6 thoughts on “You Don’t Know What You’ve Got Till It’s Gone

  1. I know words are clumsy ways to describe emotions and your comment “It’s hard to describe, this restless, inwardly agitated sensation” if a very brief description but it does remind me of my experience of either euphoric hypomania or agitated depression depending which is the bigger factor depression or agitation.

    You’re not giving up on yourself by claiming disability you are looking after yourself. Continuing to force yourself to try and work when you are not able is just hurting yourself repeatedly.
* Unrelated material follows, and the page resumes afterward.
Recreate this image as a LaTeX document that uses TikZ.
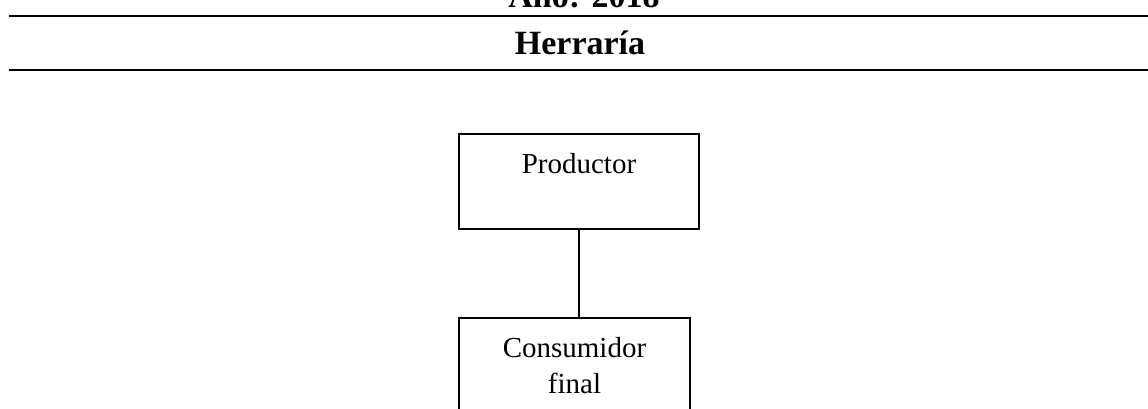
\documentclass[tikz,border=0pt]{standalone}
\usepackage{fontspec}
\setmainfont{Liberation Serif}
\usepackage{tikz}
\usetikzlibrary{positioning, calc}

\begin{document}
\begin{tikzpicture}[x=1pt, y=-1pt, line width=2pt,
    title/.style={anchor=base, inner sep=0pt, font=\fontsize{34}{40}\selectfont\bfseries},
    rule/.style={line width=2pt},
    box/.style={rectangle, draw, line width=2pt, font=\fontsize{29}{36}\selectfont, align=center}]

    \useasboundingbox (0,0) rectangle (1148,408);
    \clip (0,0) rectangle (1148,408);

    % Header
    \node[title] (year) at (584,7) {Año: 2018};
    \node[title] (sector) at (580,54) {Herraría};
    \coordinate (ruleAw) at (9,16);
    \coordinate (ruleAe) at (1148,16);
    \coordinate (ruleBw) at (9,70);
    \coordinate (ruleBe) at (1148,70);
    \draw[rule] (ruleAw) -- (ruleAe);
    \draw[rule] (ruleBw) -- (ruleBe);

    % Boxes
    \node[box, anchor=north, minimum width=240pt, inner ysep=19pt,
      text height=20pt, text depth=37pt] (prod) at (579,133) {Productor};
    \node[box, anchor=north, minimum width=231pt, minimum height=95pt] (cons) at (574.5,317) {Consumidor\\final};

    % Link
    \draw (prod.south) -- (prod.south |- cons.north);
\end{tikzpicture}
\end{document}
    Realising the limits imposed by our illnesses is hard and you need to give yourself time to grief all that you have lost, because it is a loss, a whopping big one. So be nice to yourself during this time and once you have had time to grieve you will be able to get on with your life, it wont be the same life you used to have or perhaps were hoping for, but it can still be a very good life.

    Liked by 2 people

    1. Thank you so much for your comments. They were exactly what I needed to hear, as I do feel pretty banged-up and adrift in a world I don’t recognize. I’ll try to give myself that time to mourn my losses so I can gather the strength to fight the next battle. Bless you. ❤

      Liked by 1 person

  2. Apply for disability. Take care of yourself. Mourn your losses. Take your time finding your new path. Being on disability does not mean that we (you, I, and others like us) are no longer productive. You can volunteer. You can continue to write. You are of value, whether or not you earn money.

    Liked by 1 person

  3. Hi, bpnurse. I’m not a very good writer so, I hope I am understood without offending or confusing anyone. I am the same disabled nurse from another web site. I know exactly how you feel. It took me 5 years to finally realize I can no longer do the work I have dedicated my life to for the same amount of years you have. I took pride in my skills set and the “power” to work circles around my colleagues. I even thought that was a gift. I crashed and burned in my mid40’s I was devastated, not so surprised deep down but,

    Liked by 1 person

  4. (continue) I began burning bridges in the workplace which, was not something I ever did. That’s when I sought treatment but, while adjusting medications, my exacerbating disorder had other plans. I had already done all I could to readjust my career by leaving the bedside to case management, insurance, and so on. Placed in a cubicle didn’t go well as you can imagine. Burning more bridges, I removed myself from nursing all together and got a BS in Business Executive Management with honors. Amazing. There was no work to be found so, I became homebound. Physical illnesses began to step in and a back problem became more difficult to manage. There was no alternative but, file for disability. After two denials, I sought a lawyer and an award followed shortly thereafter.
    The shame was unbearable. It took a few years of therapy to work through my low self esteem and shame. My therapist informed me that we Americans are the only culture who defines ourselves by our level of education and monetary social status. Apparently, Europeans don’t define themselves by social status. This remains a difficult concept to capture. It is a work in progress to settle into my abrupt retirement. Finding this web site is a start for me.

    Liked by 1 person

  5. I’m very pleased that you have found my blog to be of some use to you. 🙂

    You really have been through a lot. I hope you are taking good care of yourself now that you’re receiving disability. I feel like I’m taking a shot in the dark with filing for SSDI myself, because *I* don’t see myself as being sick enough to qualify. However, my pdoc is ex-military and he’s all about standing on your own two feet, and if HE thinks I stand a chance of getting disability, I have to take it seriously.

    I dunno. Guess we’ll see what happens next. In the meantime, thanks for reading my blog!